Thursday, October 21, 2010 Formidable opponents: Dems must overcome themselves to keep Ill. Legislature

I'm guessing the straight-talk Mike Noland mentions ain't going to be enough,

Democratic campaign funds have raised $7.8 million since July, compared to $2.9 million for Republicans. At the beginning of the month Democrats still had more than $7 million in the bank, while the GOP had $3.2 million.

First-term Sen. Michael Noland, an Elgin Democrat, believes straight talk will rescue his party.

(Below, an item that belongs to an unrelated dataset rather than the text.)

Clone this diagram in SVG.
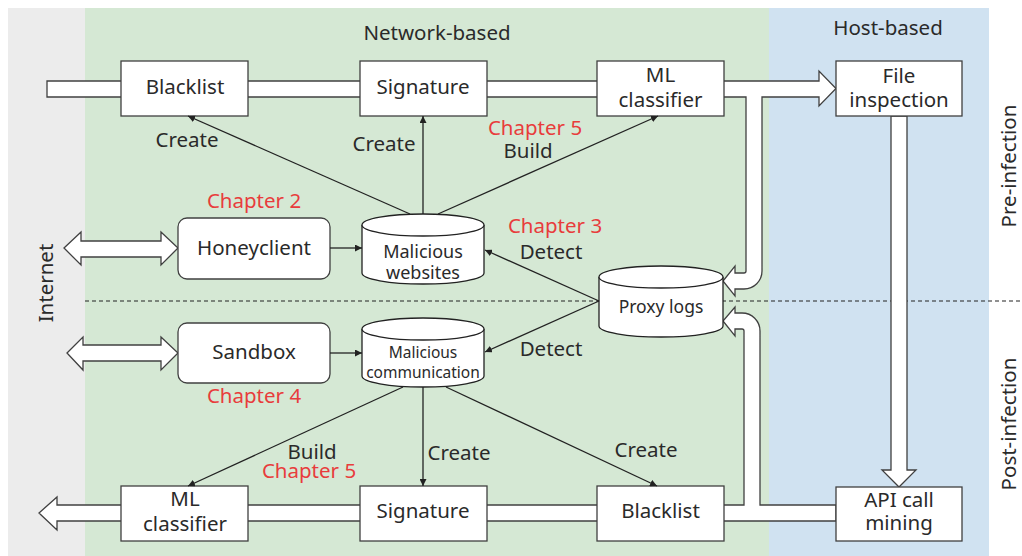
<svg xmlns="http://www.w3.org/2000/svg" width="1022" height="556" viewBox="0 0 1022 556">
  <defs>
    <marker id="ah" viewBox="0 0 10 10" refX="10" refY="5" markerWidth="7" markerHeight="7" markerUnits="userSpaceOnUse" orient="auto">
      <path d="M0,0 L10,5 L0,10 Z" fill="#222"/>
    </marker>
    <style>
      text { font-family: "Noto Sans", "Open Sans", sans-serif; fill: #2a2a2a; }
      .lbl { font-size: 20.5px; text-anchor: middle; }
      .red { font-size: 20.5px; text-anchor: middle; fill: #e83c3c; }
      .box { fill: #fff; stroke: #404040; stroke-width: 1.3; }
      .bar { fill: #fff; stroke: #404040; stroke-width: 1.3; stroke-linejoin: miter; }
      .cyl { fill: #fff; stroke: #222; stroke-width: 1.3; }
      .conn { stroke: #222; stroke-width: 1.3; fill: none; marker-end: url(#ah); }
    </style>
  </defs>

  <!-- zones -->
  <rect x="8" y="8" width="77" height="548" fill="#ececec"/>
  <rect x="85" y="8" width="684" height="548" fill="#d5e8d4"/>
  <rect x="769" y="8" width="220" height="548" fill="#d0e2f1"/>

  <!-- pre / post infection divider -->
  <line x1="85" y1="301" x2="1022" y2="301" stroke="#222" stroke-width="1.2" stroke-dasharray="4 3"/>

  <!-- block arrows (traffic flow) -->
  <g id="flows">
    <path class="bar" d="M47 81 L819 81 L819 71 L836 88.5 L819 106 L819 97 L762 97 L762 271 A18 18 0 0 1 744 289 L735 289 L735 296 L723 281 L735 266 L735 273 L744 273 A2 2 0 0 0 746 271 L746 97 L47 97 Z"/>
    <path class="bar" d="M836 505 L760 505 L760 331 A18 18 0 0 0 742 313 L735 313 L735 307 L723 321 L735 336 L735 329 L742 329 A2 2 0 0 1 744 331 L744 505 L57 505 L57 497 L39 513 L57 530 L57 521 L836 521 Z"/>
    <path class="bar" d="M891 116 L891 470 L882 470 L899 487 L916 470 L907 470 L907 116 Z"/>
    <path class="bar" d="M64 248 L81 232 L81 241 L161 241 L161 232 L178 248 L161 265 L161 257 L81 257 L81 265 Z"/>
    <path class="bar" d="M67 353 L83 337 L83 345 L161 345 L161 337 L178 353 L161 370 L161 361 L83 361 L83 370 Z"/>
  </g>

  <!-- zone titles -->
  <text class="lbl" x="437" y="40">Network-based</text>
  <text class="lbl" x="888" y="35">Host-based</text>
  <text class="lbl" transform="translate(53,283) rotate(-90)">Internet</text>
  <text class="lbl" transform="translate(1016,166) rotate(-90)">Pre-infection</text>
  <text class="lbl" transform="translate(1016,424) rotate(-90)">Post-infection</text>

  <!-- top row -->
  <g id="blacklist-top">
    <rect class="box" x="121" y="61" width="127" height="55"/>
    <text class="lbl" x="185" y="94">Blacklist</text>
  </g>
  <g id="signature-top">
    <rect class="box" x="360" y="61" width="127" height="55"/>
    <text class="lbl" x="423" y="94">Signature</text>
  </g>
  <g id="ml-top">
    <rect class="box" x="597" y="61" width="127" height="55"/>
    <text class="lbl" x="660.5" y="82">ML</text>
    <text class="lbl" x="660.5" y="107">classifier</text>
  </g>
  <g id="file-inspection">
    <rect class="box" x="836" y="61" width="126" height="55"/>
    <text class="lbl" x="899" y="83">File</text>
    <text class="lbl" x="899" y="107">inspection</text>
  </g>

  <!-- collectors -->
  <g id="honeyclient">
    <rect class="box" x="178" y="218" width="152" height="61" rx="9"/>
    <text class="lbl" x="254" y="255">Honeyclient</text>
  </g>
  <g id="sandbox">
    <rect class="box" x="178" y="323" width="152" height="60" rx="9"/>
    <text class="lbl" x="254" y="359">Sandbox</text>
  </g>

  <!-- data stores -->
  <g id="malicious-websites">
    <path class="cyl" d="M362 225 A61 11 0 0 1 484 225 L484 273 A61 11 0 0 1 362 273 Z"/>
    <path class="cyl" d="M362 225 A61 11 0 0 0 484 225"/>
    <text x="423" y="258" style="font-size:18px;text-anchor:middle">Malicious</text>
    <text x="423" y="279" style="font-size:18px;text-anchor:middle">websites</text>
  </g>
  <g id="malicious-communication">
    <path class="cyl" d="M362 329 A61 11 0 0 1 484 329 L484 376 A61 11 0 0 1 362 376 Z"/>
    <path class="cyl" d="M362 329 A61 11 0 0 0 484 329"/>
    <text x="423" y="358" style="font-size:15.5px;text-anchor:middle">Malicious</text>
    <text x="423" y="378" style="font-size:15.5px;text-anchor:middle">communication</text>
  </g>
  <g id="proxy-logs">
    <path class="cyl" d="M599 277 A62 11 0 0 1 723 277 L723 326 A62 11 0 0 1 599 326 Z"/>
    <path class="cyl" d="M599 277 A62 11 0 0 0 723 277"/>
    <text x="661" y="313" style="font-size:17.5px;text-anchor:middle">Proxy logs</text>
  </g>

  <!-- bottom row -->
  <g id="ml-bottom">
    <rect class="box" x="121" y="486" width="127" height="55"/>
    <text class="lbl" x="185" y="506">ML</text>
    <text class="lbl" x="185" y="531">classifier</text>
  </g>
  <g id="signature-bottom">
    <rect class="box" x="360" y="486" width="127" height="55"/>
    <text class="lbl" x="423" y="518">Signature</text>
  </g>
  <g id="blacklist-bottom">
    <rect class="box" x="597" y="486" width="127" height="55"/>
    <text class="lbl" x="660.5" y="518">Blacklist</text>
  </g>
  <g id="api-call-mining">
    <rect class="box" x="836" y="487" width="126" height="54"/>
    <text class="lbl" x="899" y="507">API call</text>
    <text class="lbl" x="899" y="530">mining</text>
  </g>

  <!-- connectors -->
  <g id="connectors">
    <line class="conn" x1="410" y1="214" x2="188" y2="116"/>
    <line class="conn" x1="423" y1="214" x2="423" y2="116"/>
    <line class="conn" x1="438" y1="214" x2="658" y2="116"/>
    <line class="conn" x1="330" y1="248" x2="362" y2="248"/>
    <line class="conn" x1="330" y1="353" x2="362" y2="353"/>
    <line class="conn" x1="599" y1="301" x2="485" y2="250"/>
    <line class="conn" x1="599" y1="301" x2="485" y2="352"/>
    <line class="conn" x1="403" y1="387" x2="188" y2="486"/>
    <line class="conn" x1="423" y1="387" x2="423" y2="486"/>
    <line class="conn" x1="446" y1="387" x2="657" y2="486"/>
  </g>

  <!-- connector labels -->
  <text class="lbl" x="187" y="147">Create</text>
  <text class="lbl" x="384" y="151">Create</text>
  <text class="red" x="535" y="135">Chapter 5</text>
  <text class="lbl" x="528" y="158">Build</text>
  <text class="red" x="254" y="208">Chapter 2</text>
  <text class="red" x="555" y="233">Chapter 3</text>
  <text class="lbl" x="551" y="259">Detect</text>
  <text class="lbl" x="551" y="356">Detect</text>
  <text class="red" x="254" y="403">Chapter 4</text>
  <text class="lbl" x="312" y="459">Build</text>
  <text class="red" x="309" y="478">Chapter 5</text>
  <text class="lbl" x="459" y="460">Create</text>
  <text class="lbl" x="646" y="457">Create</text>
</svg>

He's engaging voters on tax reform - he voted for an income tax increase last year but wants it coupled with local property-tax relief - spending cuts, bolstering the economy, and limiting borrowing.

"We've got a real mess, and people know it. They understand it. And they realize that it's not just one party versus the other," Noland said. "They look at it as, 'Look, you guys are both to blame. Fix it. We're not wedded to one ideology versus another.'"

Steven Rauschenberger believes the problem for Democrats goes beyond party, too.

"What we're seeing nationally and locally is an anti-arrogance vote. It's not just about Democrats," said Rauschenberger, an Elgin Republican attempting a comeback against Noland, who took the seat in 2006 when Rauschenberger ran unsuccessfully for lieutenant governor.

"It's about incumbents who don't listen," Rauschenberger said. "It's about political power bosses who don't care."

That is what has contributed to the meltdown, Republicans say, where even Democrats can't agree in Springfield, where a Senate with a supermajority of Democrats and a House just a vote shy of one can't agree with the Democratic governor on budget spending priorities and simply hand him a lump sum to dole out as he decides.